JVP dispute leads to bloodshed; 3 arrested - Talks, reconciliation ruled out

Saman Indrajith
 The JVP’s intraparty dispute took a turn for the worse yesterday with the dissidents, known as the Premkumar Gunaratnam group, resorting to violence against the loyalists of JVP leader Somawansa Amerasinghe.

The Gunaratnam group set upon one of Amarasinghe’s loyalists yesterday at a JVP safe house in Madiwela injuring him badly. The victim, Kamalaratne Rajapaksa (40), revealed the identities of his assailants to the Mirihana police, who immediately arrested three of them including Venura Herath, the Managing Director of the Lanka newspaper, a JVP propaganda organ. The police were looking for the other attackers.

JVP General Secretary Tilvin Silva yesterday ruled out the possibility of future talks with the dissidents. He said reconciliation was not possible as the rival group had turned violent. He denied knowledge of anyone called Premkumar Gunaratnam or Kumar Mahattaya. "We have never had talks with anyone by that name," Silva said.

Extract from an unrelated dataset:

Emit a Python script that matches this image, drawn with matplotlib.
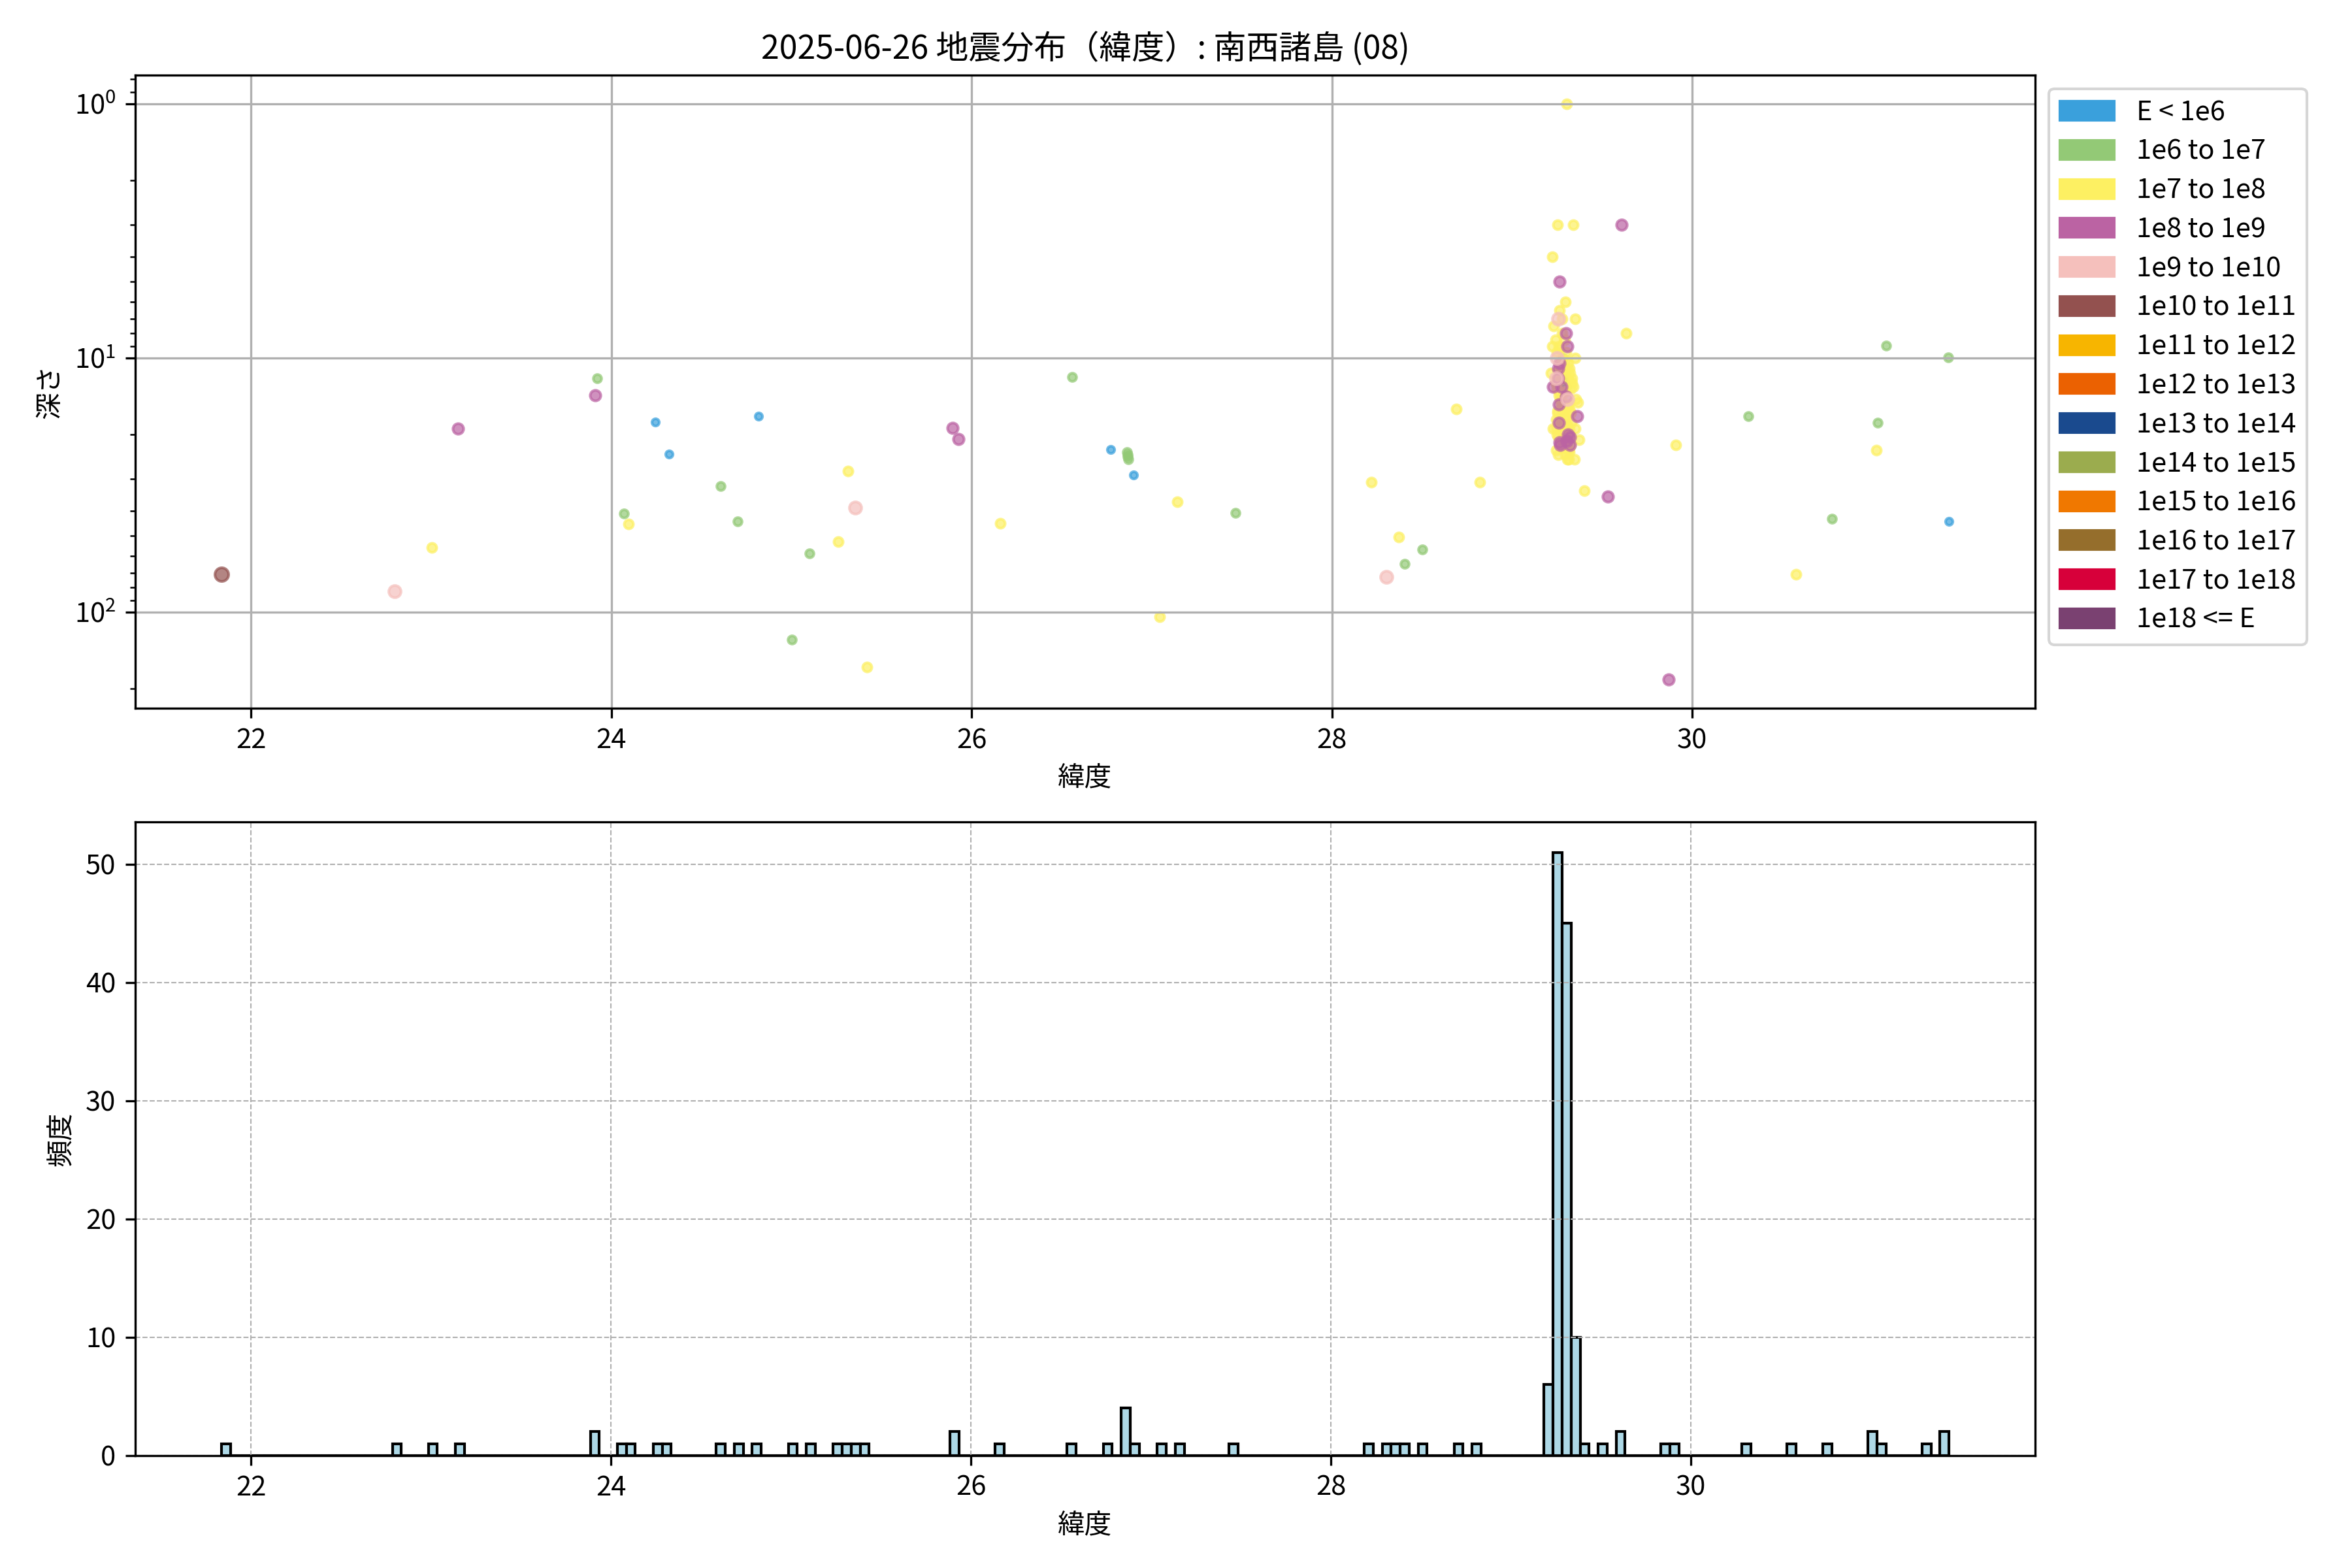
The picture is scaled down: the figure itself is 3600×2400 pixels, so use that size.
import numpy as np
import matplotlib
matplotlib.use('Agg')
import matplotlib.pyplot as plt
from matplotlib.patches import Patch

plt.rcParams['font.family'] = ['Noto Sans CJK JP', 'DejaVu Sans']
plt.rcParams['mathtext.fontset'] = 'custom'
plt.rcParams['mathtext.rm'] = 'Noto Sans CJK JP'

title = '2025-06-26 地震分布（緯度）: 南西諸島 (08)'

energy_labels = ['E < 1e6', '1e6 to 1e7', '1e7 to 1e8', '1e8 to 1e9', '1e9 to 1e10',
                 '1e10 to 1e11', '1e11 to 1e12', '1e12 to 1e13', '1e13 to 1e14',
                 '1e14 to 1e15', '1e15 to 1e16', '1e16 to 1e17', '1e17 to 1e18',
                 '1e18 <= E']
energy_colors = ['#3aa0dc', '#93c976', '#fdf062', '#bb63a3', '#f5c0bc', '#93514f',
                 '#f7b500', '#eb6101', '#1a4a8e', '#9bac4e', '#f07800', '#956e2c',
                 '#d7003a', '#7a4171']
marker_size = [7, 9, 11, 15, 20, 25, 30, 35, 40, 45, 50, 55, 60, 65]

# 散在する震源 (緯度, 深さ km, エネルギー階級)
lat_outer = [21.835, 22.795, 23.005, 23.15, 23.92, 23.91, 24.07, 24.095, 24.245, 24.32,
             24.605, 24.70, 24.815, 25.00, 25.10, 25.26, 25.315, 25.355, 25.42, 25.895,
             25.925, 26.16, 26.556, 26.77, 26.862, 26.864, 26.866, 26.868, 26.90, 27.045,
             27.14, 27.465, 28.22, 28.30, 28.37, 28.405, 28.50, 28.69, 28.82,
             29.40, 29.53, 29.606, 29.632, 29.87, 29.91, 30.31, 30.575, 30.775, 31.02,
             31.03, 31.075, 31.31, 31.42, 31.425]
depth_outer = [70.8, 83, 55.7, 19.0, 12.0, 14.0, 41, 45, 17.9, 23.9,
               32, 44, 17.0, 128, 58.9, 52.9, 27.9, 38.9, 165, 18.9,
               20.9, 44.8, 11.9, 22.9, 23.5, 24.0, 24.5, 25.0, 28.9, 104,
               36.9, 40.8, 30.9, 72.8, 50.8, 64.7, 56.8, 15.9, 30.9,
               33.2, 35.1, 3.0, 8.0, 184, 22, 17, 71.1, 43, 23,
               18, 8.97, np.nan, 9.97, 44]
cls_outer = [5, 4, 2, 3, 1, 3, 1, 2, 0, 0,
             1, 1, 0, 1, 1, 2, 2, 4, 2, 3,
             3, 2, 1, 0, 1, 1, 1, 1, 0, 2,
             2, 1, 2, 4, 2, 1, 1, 2, 2,
             2, 3, 3, 2, 3, 2, 1, 2, 1, 2,
             1, 1, 1, 1, 0]

# 北緯29.2-29.4度付近の群発
lat_cluster = [29.222, 29.222, 29.225, 29.215, 29.228, 29.230,
               29.251, 29.262, 29.255, 29.278, 29.278, 29.258, 29.250, 29.280, 29.256, 29.268,
               29.255, 29.245, 29.280, 29.270, 29.275, 29.260, 29.270, 29.275, 29.245, 29.270,
               29.265, 29.240, 29.248, 29.262, 29.272, 29.242, 29.258, 29.266, 29.276, 29.252,
               29.244, 29.260, 29.268, 29.274, 29.250, 29.256, 29.264, 29.278, 29.246, 29.254,
               29.262, 29.270, 29.258, 29.266, 29.248, 29.274, 29.260, 29.252, 29.268, 29.276,
               29.263,
               29.304, 29.296, 29.300, 29.308, 29.290, 29.300, 29.318, 29.330, 29.292, 29.310,
               29.320, 29.296, 29.305, 29.315, 29.325, 29.290, 29.300, 29.310, 29.320, 29.330,
               29.295, 29.305, 29.315, 29.325, 29.292, 29.302, 29.312, 29.322, 29.298, 29.308,
               29.318, 29.328, 29.294, 29.304, 29.314, 29.324, 29.300, 29.310, 29.320, 29.296,
               29.306, 29.316, 29.326, 29.302, 29.312,
               29.338, 29.350, 29.350, 29.340, 29.355, 29.365, 29.360, 29.350, 29.370, 29.345]
depth_cluster = [4.0, 9.0, 19.0, 11.5, 13.0, 7.5,
                 3.0, 5.0, 7.0, 7.0, 8.0, 9.0, 10.0, 10.0, 11.0, 11.0,
                 12.0, 12.0, 12.0, 13.0, 13.0, 14.0, 15.0, 16.0, 19.0, 21.0,
                 22.0, 8.5, 9.5, 10.5, 11.5, 12.5, 13.5, 14.5, 15.5, 16.5,
                 17.5, 18.0, 18.5, 19.5, 20.0, 20.5, 21.5, 22.5, 23.0, 24.0,
                 9.2, 10.2, 11.2, 12.2, 13.2, 14.2, 15.2, 16.2, 17.2, 18.2,
                 6.5,
                 1.0, 6.0, 8.0, 9.0, 11.0, 13.0, 11.0, 12.0, 16.0, 20.0,
                 22.0, 24.0, 25.0, 25.0, 22.0, 8.5, 9.5, 10.5, 11.5, 12.5,
                 13.5, 14.5, 15.5, 16.5, 17.5, 18.5, 19.5, 20.5, 21.5, 22.5,
                 23.5, 18.0, 10.2, 11.2, 12.2, 13.2, 14.2, 15.2, 16.2, 17.2,
                 18.2, 19.2, 20.2, 21.2, 23.0,
                 3.0, 7.0, 10.0, 13.0, 14.5, 15.0, 17.0, 19.0, 21.0, 25.0]
cls_cluster = [2, 2, 2, 2, 3, 2,
               2, 3, 4, 2, 2, 2, 4, 1, 3, 2,
               3, 4, 1, 1, 3, 2, 2, 2, 2, 2,
               3, 2, 2, 3, 2, 2, 2, 2, 2, 2,
               2, 3, 2, 2, 2, 2, 3, 2, 2, 2,
               2, 2, 2, 2, 2, 2, 3, 2, 2, 2,
               2,
               2, 2, 3, 3, 2, 1, 2, 2, 2, 3,
               3, 2, 2, 2, 2, 2, 2, 2, 2, 2,
               2, 4, 2, 2, 2, 2, 2, 3, 2, 2,
               2, 2, 2, 2, 2, 2, 3, 2, 2, 2,
               2, 2, 2, 3, 2,
               2, 2, 2, 2, 2, 2, 3, 2, 2, 2]

lat = np.array(lat_outer + lat_cluster)
depth = np.array(depth_outer + depth_cluster, dtype=float)
cls = np.array(cls_outer + cls_cluster)

fig, (ax1, ax2) = plt.subplots(2, 1, figsize=(12, 8), dpi=300)
fig.subplots_adjust(left=0.0574, right=0.8654, top=0.9522, bottom=0.0718, hspace=0.18)

# 上段: 緯度-深さ
ok = np.isfinite(depth)
for k in range(len(energy_labels)):
    m = ok & (cls == k)
    if m.any():
        ax1.scatter(lat[m], depth[m], s=marker_size[k], c=energy_colors[k], alpha=0.7)
ax1.set_yscale('log')
ax1.invert_yaxis()
ax1.set_title(title)
ax1.set_xlabel('緯度')
ax1.set_ylabel('深さ')
ax1.grid(True)
handles = [Patch(color=c, label=l) for c, l in zip(energy_colors, energy_labels)]
ax1.legend(handles=handles, loc='upper left', bbox_to_anchor=(1, 1), labelspacing=0.45)

# 下段: 緯度の頻度
bins = np.arange(lat.min(), lat.max() + 0.05, 0.05)
ax2.hist(lat, bins=bins, color='lightblue', edgecolor='black')
ax2.set_xlabel('緯度')
ax2.set_ylabel('頻度')
ax2.grid(True, linestyle='--', linewidth=0.5)

fig.savefig('out.png', dpi=300)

The JVP’s rank and file would be apprised of the situation, the General Secretary said. "Some of our leaders have already fanned out to different parts of the country to meet party activists."

The dissident group leaders, too, have launched a programme to woo the party’s grassroots level leaders. A spokesman for the rebel group said that his faction would expose the Amerasinghe group for what it had done in the name of revolution.

Meanwhile, the Lanka newspaper (of 25 Sept) was printed at a different press despite an order by the JVP media secretary Vijitha Hearth, MP to suspend its publication until further notice. When the distribution of the paper commenced, Sunil Watagala, one of the directors of the paper, lodged a complaint with the Grandpass Police claiming that it was illegal for a third party to use the name of the paper. He sought police intervention to stop the distribution of the paper.

The police raided a distribution centre in Grandpass in the wee hours of yesterday seized all copies of the paper they found there. However, by that time, the dissidents had managed to dispatch the paper to some areas. Around noon, the Ministry of Defence ordered the police not to get involved in the JVP dispute and to release the papers in custody.

The police said since the paper did not carry the imprint of the Lanka Fast Publishing Pvt Ltd, the copies of the paper in their custody had been returned to its Managing Director Venura Herath, who was subsequently arrested for assault.